* START *

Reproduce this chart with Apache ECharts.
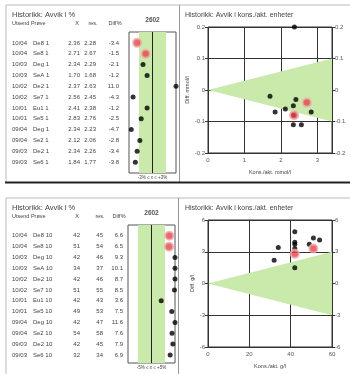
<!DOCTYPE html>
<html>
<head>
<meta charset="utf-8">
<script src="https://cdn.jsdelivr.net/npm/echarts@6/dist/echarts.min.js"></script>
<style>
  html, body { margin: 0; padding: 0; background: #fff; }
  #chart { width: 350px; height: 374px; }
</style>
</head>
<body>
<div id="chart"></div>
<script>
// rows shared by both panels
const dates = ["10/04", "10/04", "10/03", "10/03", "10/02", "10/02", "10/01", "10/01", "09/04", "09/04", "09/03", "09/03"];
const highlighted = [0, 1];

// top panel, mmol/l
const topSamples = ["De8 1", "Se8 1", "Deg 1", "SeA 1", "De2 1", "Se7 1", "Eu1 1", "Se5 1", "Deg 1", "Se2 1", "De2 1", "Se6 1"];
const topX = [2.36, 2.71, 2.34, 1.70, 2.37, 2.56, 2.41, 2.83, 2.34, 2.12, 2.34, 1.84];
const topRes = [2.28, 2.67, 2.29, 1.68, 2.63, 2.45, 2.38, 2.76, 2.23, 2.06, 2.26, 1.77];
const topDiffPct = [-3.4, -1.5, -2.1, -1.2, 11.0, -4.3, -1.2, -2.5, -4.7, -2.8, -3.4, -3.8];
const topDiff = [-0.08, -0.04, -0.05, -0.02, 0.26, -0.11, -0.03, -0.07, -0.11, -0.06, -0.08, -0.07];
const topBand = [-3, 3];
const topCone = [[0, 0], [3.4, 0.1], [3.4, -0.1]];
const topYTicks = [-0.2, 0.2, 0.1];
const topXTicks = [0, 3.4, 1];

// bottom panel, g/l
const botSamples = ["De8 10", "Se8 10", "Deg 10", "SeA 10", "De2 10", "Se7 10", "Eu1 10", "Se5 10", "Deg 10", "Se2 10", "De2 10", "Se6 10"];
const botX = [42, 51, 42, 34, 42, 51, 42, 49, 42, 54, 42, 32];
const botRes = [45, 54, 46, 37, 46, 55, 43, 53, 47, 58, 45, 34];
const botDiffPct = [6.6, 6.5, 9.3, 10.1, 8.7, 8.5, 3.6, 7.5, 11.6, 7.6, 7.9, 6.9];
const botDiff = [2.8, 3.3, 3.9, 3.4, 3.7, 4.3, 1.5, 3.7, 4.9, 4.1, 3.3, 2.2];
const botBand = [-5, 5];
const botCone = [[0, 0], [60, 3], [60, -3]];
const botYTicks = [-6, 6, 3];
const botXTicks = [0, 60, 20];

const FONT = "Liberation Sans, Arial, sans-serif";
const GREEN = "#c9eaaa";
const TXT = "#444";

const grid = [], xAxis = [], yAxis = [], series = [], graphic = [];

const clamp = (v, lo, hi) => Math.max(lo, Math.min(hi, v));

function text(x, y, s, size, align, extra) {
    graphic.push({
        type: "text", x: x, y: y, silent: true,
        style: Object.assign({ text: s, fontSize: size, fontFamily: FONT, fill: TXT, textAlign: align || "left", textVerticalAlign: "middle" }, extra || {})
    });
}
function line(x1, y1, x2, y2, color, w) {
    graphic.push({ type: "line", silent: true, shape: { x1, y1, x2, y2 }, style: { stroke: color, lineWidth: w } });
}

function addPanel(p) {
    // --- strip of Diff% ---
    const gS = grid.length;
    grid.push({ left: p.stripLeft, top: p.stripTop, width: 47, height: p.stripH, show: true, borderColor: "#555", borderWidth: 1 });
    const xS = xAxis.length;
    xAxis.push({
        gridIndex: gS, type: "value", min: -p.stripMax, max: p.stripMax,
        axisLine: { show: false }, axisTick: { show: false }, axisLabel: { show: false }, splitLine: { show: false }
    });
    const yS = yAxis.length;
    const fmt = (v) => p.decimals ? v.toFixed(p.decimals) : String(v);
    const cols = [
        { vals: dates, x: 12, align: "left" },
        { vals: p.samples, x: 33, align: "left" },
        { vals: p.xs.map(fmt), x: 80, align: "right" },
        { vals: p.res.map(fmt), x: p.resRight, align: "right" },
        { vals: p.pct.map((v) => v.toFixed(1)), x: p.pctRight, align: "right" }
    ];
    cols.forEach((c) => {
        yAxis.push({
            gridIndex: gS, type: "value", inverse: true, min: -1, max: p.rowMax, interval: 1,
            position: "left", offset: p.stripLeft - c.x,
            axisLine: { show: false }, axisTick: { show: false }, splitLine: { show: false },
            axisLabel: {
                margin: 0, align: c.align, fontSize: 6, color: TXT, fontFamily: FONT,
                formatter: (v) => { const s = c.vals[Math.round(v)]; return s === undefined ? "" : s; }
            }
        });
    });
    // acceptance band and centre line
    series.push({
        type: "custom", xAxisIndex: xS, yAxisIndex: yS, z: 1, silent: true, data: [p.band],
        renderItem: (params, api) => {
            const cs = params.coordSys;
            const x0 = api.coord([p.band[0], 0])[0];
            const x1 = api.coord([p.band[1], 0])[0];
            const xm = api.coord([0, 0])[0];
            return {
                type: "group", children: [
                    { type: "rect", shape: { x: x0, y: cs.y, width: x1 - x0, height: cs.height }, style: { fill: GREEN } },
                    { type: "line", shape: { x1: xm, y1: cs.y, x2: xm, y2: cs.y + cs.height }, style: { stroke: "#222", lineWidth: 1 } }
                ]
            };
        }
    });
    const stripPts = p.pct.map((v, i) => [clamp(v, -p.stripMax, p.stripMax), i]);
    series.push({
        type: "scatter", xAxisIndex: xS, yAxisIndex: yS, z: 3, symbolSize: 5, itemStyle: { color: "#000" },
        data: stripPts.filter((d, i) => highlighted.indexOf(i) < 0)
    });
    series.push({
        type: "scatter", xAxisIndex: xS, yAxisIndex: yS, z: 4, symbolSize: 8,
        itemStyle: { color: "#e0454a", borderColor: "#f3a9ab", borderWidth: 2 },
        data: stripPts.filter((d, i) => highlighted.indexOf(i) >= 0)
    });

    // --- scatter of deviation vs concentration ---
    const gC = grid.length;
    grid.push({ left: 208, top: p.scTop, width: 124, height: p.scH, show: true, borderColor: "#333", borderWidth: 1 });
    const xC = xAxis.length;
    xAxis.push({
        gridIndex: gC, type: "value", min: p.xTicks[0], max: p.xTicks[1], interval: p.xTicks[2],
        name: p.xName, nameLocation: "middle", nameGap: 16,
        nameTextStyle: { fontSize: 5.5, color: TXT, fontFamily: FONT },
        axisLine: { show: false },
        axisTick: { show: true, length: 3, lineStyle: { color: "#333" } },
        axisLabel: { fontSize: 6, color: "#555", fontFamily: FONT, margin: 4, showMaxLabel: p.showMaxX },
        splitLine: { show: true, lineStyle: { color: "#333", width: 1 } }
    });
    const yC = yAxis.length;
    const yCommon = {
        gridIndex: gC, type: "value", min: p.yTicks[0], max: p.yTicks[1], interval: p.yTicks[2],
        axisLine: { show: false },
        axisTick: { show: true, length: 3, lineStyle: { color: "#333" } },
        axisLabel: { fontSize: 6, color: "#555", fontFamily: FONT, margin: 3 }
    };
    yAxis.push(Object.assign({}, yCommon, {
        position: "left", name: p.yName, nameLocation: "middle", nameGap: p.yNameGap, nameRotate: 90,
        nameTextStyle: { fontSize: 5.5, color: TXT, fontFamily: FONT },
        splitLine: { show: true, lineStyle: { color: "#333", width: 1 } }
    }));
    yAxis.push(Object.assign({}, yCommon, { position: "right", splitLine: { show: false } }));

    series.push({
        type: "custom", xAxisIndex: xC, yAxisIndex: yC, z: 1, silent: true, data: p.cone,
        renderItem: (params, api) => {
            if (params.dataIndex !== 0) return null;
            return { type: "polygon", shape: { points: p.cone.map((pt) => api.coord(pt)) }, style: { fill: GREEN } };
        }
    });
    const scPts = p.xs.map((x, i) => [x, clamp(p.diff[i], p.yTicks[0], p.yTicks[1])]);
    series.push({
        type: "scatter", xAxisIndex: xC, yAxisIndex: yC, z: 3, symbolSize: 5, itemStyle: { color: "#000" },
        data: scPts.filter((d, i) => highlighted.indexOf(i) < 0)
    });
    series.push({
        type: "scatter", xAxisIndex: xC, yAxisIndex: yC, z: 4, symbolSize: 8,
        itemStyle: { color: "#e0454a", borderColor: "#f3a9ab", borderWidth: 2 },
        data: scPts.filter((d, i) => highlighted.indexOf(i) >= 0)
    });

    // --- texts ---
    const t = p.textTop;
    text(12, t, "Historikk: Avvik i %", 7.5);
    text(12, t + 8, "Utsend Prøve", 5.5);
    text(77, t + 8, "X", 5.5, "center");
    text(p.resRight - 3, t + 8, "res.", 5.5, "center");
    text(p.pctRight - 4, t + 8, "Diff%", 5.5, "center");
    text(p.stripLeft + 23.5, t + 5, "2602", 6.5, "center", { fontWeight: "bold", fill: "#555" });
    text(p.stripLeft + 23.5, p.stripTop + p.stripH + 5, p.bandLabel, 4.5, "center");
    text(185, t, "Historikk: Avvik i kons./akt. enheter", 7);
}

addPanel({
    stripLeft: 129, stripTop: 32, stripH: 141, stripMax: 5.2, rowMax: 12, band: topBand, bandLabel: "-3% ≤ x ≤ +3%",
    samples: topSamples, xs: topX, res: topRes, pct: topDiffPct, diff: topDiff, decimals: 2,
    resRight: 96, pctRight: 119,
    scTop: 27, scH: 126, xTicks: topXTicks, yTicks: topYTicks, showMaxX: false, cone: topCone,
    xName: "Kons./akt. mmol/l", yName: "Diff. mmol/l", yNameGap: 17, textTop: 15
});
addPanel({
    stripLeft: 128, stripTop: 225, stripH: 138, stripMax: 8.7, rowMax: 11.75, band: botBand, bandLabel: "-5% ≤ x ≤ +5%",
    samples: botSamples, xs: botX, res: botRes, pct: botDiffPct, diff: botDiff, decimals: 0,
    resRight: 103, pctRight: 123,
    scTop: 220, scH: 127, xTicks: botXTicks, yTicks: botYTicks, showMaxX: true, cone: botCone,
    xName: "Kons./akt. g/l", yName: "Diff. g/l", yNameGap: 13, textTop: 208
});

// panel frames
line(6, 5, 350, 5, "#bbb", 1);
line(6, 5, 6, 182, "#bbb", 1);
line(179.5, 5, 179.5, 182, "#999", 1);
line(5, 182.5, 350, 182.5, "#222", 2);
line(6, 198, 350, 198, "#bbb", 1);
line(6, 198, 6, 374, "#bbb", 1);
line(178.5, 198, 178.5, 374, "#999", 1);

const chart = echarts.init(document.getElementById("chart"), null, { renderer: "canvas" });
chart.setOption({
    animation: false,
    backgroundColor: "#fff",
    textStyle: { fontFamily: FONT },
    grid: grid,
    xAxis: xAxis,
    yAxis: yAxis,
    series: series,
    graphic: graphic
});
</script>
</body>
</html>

* END *

Task details → Skip every picture and return the lines above from the top through the one that contains "const highlighted = [0, 1];".

Task output →
Reproduce this chart with Apache ECharts.
<!DOCTYPE html>
<html>
<head>
<meta charset="utf-8">
<script src="https://cdn.jsdelivr.net/npm/echarts@6/dist/echarts.min.js"></script>
<style>
  html, body { margin: 0; padding: 0; background: #fff; }
  #chart { width: 350px; height: 374px; }
</style>
</head>
<body>
<div id="chart"></div>
<script>
// rows shared by both panels
const dates = ["10/04", "10/04", "10/03", "10/03", "10/02", "10/02", "10/01", "10/01", "09/04", "09/04", "09/03", "09/03"];
const highlighted = [0, 1];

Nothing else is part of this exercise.